• _Task details_
Copy whichever lines contain the string "that".

━━━

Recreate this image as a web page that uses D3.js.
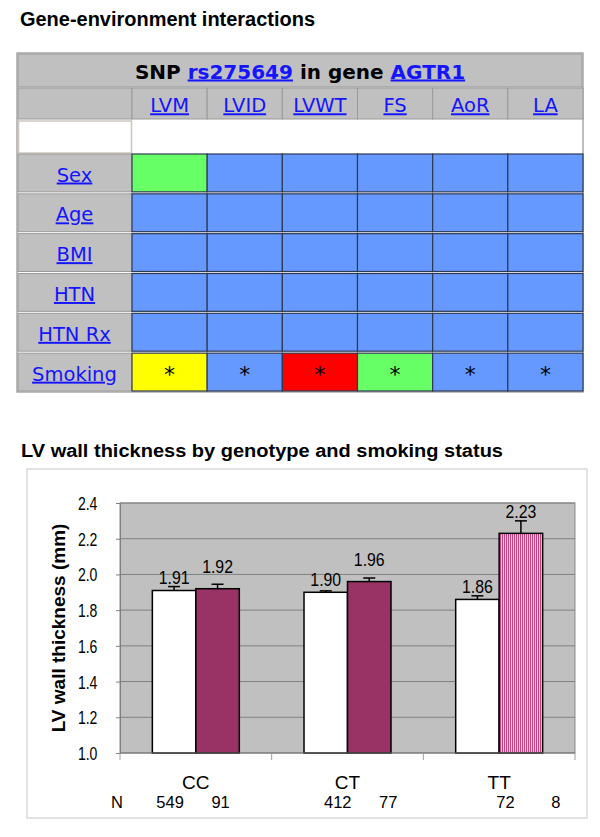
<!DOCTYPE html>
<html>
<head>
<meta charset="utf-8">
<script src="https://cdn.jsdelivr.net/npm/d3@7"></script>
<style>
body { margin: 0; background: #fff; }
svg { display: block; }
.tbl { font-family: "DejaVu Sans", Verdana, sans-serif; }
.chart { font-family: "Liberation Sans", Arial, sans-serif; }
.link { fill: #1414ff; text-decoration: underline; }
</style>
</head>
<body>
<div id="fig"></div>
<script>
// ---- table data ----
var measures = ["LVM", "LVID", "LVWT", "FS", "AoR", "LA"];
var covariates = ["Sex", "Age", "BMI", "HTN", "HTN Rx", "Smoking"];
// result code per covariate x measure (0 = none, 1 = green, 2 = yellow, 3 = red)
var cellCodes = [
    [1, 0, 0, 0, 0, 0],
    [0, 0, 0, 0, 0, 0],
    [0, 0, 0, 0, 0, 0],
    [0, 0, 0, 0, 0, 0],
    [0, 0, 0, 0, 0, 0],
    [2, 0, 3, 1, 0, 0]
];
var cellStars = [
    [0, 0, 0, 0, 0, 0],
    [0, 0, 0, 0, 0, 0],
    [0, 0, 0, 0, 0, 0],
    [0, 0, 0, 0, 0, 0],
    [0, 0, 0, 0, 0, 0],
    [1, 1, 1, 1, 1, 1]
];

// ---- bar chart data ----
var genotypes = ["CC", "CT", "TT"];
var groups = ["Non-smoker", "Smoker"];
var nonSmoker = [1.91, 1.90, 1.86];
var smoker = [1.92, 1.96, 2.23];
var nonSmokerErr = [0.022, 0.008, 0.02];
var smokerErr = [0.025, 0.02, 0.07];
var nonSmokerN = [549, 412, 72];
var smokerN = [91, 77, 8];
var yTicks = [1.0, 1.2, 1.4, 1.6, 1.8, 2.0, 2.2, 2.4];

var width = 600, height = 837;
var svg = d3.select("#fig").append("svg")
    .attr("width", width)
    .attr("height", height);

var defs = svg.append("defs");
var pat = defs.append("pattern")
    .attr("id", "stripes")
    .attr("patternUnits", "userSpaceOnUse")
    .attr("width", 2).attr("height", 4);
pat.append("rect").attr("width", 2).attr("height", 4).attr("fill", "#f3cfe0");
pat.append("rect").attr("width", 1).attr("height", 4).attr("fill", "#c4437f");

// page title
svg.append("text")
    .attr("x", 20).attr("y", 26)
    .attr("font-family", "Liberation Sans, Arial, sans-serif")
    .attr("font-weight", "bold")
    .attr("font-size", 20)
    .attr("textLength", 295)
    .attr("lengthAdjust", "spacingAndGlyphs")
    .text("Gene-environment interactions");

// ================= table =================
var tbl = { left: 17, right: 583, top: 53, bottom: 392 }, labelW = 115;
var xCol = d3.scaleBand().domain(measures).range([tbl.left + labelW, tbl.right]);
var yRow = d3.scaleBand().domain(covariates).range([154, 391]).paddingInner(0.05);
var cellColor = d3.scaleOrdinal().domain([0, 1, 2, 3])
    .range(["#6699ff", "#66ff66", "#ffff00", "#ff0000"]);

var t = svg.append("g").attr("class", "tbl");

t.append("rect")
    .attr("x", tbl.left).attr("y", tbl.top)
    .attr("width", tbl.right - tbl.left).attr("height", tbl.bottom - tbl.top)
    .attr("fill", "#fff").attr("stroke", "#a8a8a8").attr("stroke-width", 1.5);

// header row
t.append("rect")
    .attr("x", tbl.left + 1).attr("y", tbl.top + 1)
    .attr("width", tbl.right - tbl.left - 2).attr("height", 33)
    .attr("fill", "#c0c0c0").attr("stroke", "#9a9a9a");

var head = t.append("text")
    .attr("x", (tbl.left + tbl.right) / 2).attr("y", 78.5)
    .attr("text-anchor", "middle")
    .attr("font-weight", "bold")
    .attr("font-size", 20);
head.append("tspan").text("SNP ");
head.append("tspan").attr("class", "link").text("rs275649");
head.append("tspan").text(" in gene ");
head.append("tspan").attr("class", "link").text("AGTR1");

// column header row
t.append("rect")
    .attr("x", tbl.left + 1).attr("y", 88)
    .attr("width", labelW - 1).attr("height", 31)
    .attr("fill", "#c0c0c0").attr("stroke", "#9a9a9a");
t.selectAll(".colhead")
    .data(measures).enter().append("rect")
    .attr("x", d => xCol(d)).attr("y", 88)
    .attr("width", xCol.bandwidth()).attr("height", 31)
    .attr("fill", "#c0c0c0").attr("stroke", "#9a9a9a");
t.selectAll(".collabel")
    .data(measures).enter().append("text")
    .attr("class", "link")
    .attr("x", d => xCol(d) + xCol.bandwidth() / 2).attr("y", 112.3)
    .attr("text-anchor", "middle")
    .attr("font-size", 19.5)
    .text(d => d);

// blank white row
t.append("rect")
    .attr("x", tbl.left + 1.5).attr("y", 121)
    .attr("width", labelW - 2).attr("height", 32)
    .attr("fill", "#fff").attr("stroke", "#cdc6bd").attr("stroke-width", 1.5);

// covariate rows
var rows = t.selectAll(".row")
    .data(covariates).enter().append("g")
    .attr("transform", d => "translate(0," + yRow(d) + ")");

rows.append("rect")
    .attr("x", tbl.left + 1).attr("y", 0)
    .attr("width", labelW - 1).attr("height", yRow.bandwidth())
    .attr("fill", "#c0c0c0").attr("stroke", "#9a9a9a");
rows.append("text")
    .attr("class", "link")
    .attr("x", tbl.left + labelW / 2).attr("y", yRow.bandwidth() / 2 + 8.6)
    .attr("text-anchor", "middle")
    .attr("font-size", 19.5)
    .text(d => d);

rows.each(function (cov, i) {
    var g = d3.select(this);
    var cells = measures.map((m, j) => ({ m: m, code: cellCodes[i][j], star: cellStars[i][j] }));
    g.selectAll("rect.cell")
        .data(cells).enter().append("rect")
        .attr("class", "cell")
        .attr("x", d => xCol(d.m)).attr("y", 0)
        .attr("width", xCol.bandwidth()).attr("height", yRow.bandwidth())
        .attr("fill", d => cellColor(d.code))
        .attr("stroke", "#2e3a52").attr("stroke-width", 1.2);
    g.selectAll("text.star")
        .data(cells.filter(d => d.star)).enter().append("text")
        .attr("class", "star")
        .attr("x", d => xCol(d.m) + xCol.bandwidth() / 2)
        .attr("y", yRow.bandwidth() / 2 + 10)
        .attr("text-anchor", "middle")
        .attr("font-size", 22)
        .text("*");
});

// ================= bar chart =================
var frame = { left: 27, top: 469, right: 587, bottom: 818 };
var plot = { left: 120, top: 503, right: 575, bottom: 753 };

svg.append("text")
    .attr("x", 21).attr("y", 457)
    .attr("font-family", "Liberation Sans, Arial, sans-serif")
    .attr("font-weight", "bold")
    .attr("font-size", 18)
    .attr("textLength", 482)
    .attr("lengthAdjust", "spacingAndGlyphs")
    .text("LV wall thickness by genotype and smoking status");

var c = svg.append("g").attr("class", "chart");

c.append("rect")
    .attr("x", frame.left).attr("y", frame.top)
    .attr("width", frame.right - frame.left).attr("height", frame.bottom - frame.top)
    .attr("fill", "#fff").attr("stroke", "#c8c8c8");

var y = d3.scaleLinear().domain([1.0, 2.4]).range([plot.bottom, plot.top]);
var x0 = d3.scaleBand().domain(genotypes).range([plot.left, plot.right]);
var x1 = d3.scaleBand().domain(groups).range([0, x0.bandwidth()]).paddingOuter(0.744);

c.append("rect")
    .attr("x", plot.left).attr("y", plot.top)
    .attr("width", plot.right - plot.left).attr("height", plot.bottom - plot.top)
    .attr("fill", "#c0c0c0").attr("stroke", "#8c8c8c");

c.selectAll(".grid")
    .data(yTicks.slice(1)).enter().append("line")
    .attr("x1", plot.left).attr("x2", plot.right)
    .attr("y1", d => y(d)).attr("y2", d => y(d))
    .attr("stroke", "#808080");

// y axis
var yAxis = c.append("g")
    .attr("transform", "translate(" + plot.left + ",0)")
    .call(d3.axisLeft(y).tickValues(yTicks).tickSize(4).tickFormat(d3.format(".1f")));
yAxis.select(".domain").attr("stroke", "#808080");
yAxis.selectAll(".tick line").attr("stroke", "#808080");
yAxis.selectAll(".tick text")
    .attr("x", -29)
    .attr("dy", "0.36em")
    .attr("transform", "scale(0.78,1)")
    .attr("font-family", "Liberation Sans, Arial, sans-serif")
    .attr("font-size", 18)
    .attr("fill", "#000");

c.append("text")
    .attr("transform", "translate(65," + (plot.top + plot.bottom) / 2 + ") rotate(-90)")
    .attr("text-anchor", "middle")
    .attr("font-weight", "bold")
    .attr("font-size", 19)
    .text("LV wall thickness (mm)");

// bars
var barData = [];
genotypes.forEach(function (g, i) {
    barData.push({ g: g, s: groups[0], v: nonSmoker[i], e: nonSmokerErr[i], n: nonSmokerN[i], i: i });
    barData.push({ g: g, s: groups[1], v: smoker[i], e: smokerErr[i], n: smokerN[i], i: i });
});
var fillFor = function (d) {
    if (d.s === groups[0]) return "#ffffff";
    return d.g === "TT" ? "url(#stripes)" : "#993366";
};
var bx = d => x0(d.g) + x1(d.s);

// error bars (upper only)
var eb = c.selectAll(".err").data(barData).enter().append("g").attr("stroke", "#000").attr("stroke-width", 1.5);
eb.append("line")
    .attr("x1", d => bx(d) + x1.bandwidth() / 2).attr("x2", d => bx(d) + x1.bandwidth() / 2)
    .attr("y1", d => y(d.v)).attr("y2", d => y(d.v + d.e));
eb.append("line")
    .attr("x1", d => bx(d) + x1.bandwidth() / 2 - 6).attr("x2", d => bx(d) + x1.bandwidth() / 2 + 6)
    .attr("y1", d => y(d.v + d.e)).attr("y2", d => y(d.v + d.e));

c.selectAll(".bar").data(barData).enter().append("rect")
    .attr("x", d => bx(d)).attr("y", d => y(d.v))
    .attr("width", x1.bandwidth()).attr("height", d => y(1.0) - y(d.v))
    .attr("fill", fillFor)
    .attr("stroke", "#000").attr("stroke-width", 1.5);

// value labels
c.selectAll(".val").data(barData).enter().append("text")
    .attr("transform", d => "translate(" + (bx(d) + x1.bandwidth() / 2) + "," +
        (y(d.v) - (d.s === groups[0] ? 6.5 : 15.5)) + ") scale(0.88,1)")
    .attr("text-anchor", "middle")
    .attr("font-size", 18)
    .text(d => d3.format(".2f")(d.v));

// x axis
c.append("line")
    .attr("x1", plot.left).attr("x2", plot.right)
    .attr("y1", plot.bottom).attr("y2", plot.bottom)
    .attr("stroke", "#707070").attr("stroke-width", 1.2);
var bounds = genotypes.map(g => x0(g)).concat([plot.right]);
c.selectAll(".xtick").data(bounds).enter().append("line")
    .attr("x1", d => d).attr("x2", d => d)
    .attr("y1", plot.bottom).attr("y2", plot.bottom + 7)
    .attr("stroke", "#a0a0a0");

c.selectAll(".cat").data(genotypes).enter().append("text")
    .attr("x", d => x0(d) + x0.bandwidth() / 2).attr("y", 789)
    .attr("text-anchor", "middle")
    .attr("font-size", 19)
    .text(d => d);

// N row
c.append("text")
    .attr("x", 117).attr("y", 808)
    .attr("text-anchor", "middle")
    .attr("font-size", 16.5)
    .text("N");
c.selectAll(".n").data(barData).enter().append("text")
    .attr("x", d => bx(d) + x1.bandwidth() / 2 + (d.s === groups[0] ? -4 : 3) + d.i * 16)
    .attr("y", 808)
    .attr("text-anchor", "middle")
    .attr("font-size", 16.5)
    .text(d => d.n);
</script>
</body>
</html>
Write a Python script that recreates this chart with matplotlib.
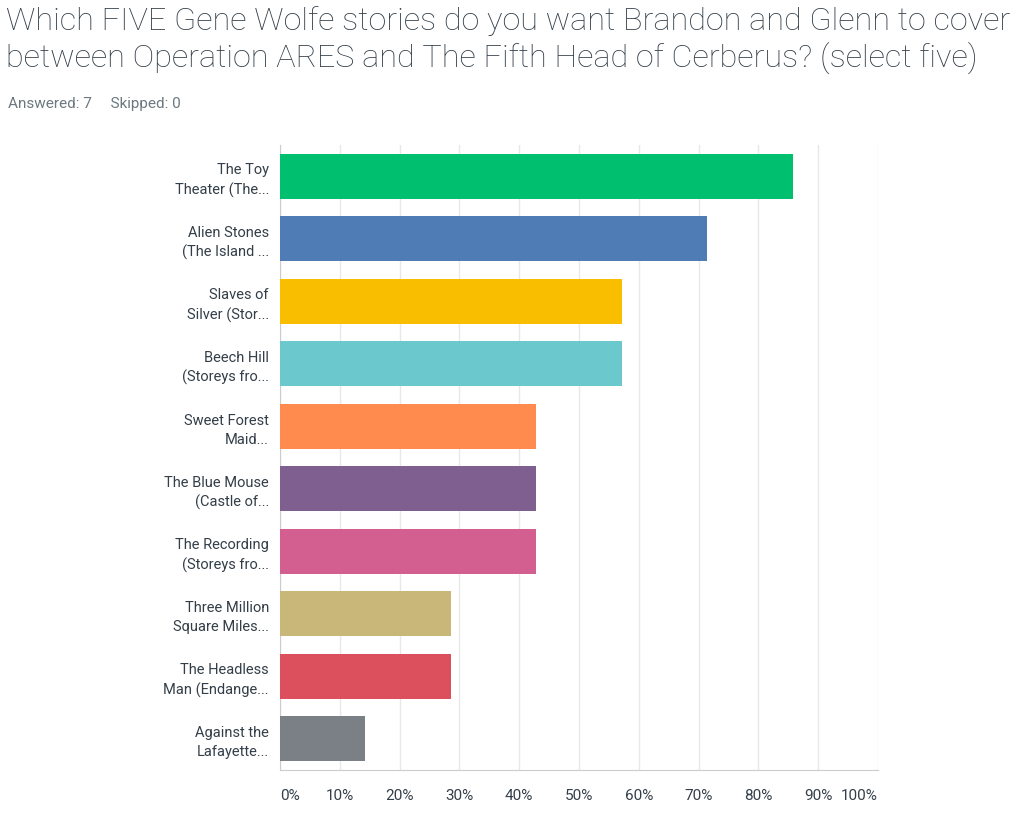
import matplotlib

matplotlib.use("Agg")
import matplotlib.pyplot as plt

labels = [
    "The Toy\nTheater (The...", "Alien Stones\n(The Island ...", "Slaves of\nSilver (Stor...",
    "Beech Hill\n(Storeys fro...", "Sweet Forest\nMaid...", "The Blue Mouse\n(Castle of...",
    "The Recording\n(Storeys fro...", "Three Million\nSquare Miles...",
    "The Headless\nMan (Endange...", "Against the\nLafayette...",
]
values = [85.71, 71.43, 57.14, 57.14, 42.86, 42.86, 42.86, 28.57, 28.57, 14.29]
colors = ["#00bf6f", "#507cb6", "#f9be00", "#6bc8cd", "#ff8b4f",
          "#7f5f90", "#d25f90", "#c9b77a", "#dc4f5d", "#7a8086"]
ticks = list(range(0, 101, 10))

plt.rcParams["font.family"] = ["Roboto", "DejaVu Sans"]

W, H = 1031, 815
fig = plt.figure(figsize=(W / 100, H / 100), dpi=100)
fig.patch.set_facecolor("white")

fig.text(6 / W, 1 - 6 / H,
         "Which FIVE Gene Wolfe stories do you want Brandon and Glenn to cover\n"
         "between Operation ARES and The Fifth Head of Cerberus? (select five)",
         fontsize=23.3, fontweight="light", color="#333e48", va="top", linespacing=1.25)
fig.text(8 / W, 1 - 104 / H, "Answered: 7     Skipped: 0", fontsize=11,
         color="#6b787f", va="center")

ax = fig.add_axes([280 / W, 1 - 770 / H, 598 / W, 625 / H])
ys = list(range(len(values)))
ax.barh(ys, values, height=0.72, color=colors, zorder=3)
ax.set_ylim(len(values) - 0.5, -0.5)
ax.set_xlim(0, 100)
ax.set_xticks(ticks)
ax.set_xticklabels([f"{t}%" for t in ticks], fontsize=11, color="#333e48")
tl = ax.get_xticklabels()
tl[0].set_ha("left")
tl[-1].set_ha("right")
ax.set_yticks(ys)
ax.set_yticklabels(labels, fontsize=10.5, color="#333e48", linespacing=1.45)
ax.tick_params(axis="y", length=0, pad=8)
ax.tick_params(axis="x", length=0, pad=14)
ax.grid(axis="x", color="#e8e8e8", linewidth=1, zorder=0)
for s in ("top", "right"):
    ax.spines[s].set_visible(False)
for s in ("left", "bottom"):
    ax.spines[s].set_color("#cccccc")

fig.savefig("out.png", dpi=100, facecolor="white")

━━━

• _Exercise response_
Recreate this image as a web page that uses D3.js.
Write a Python script that recreates this chart with matplotlib.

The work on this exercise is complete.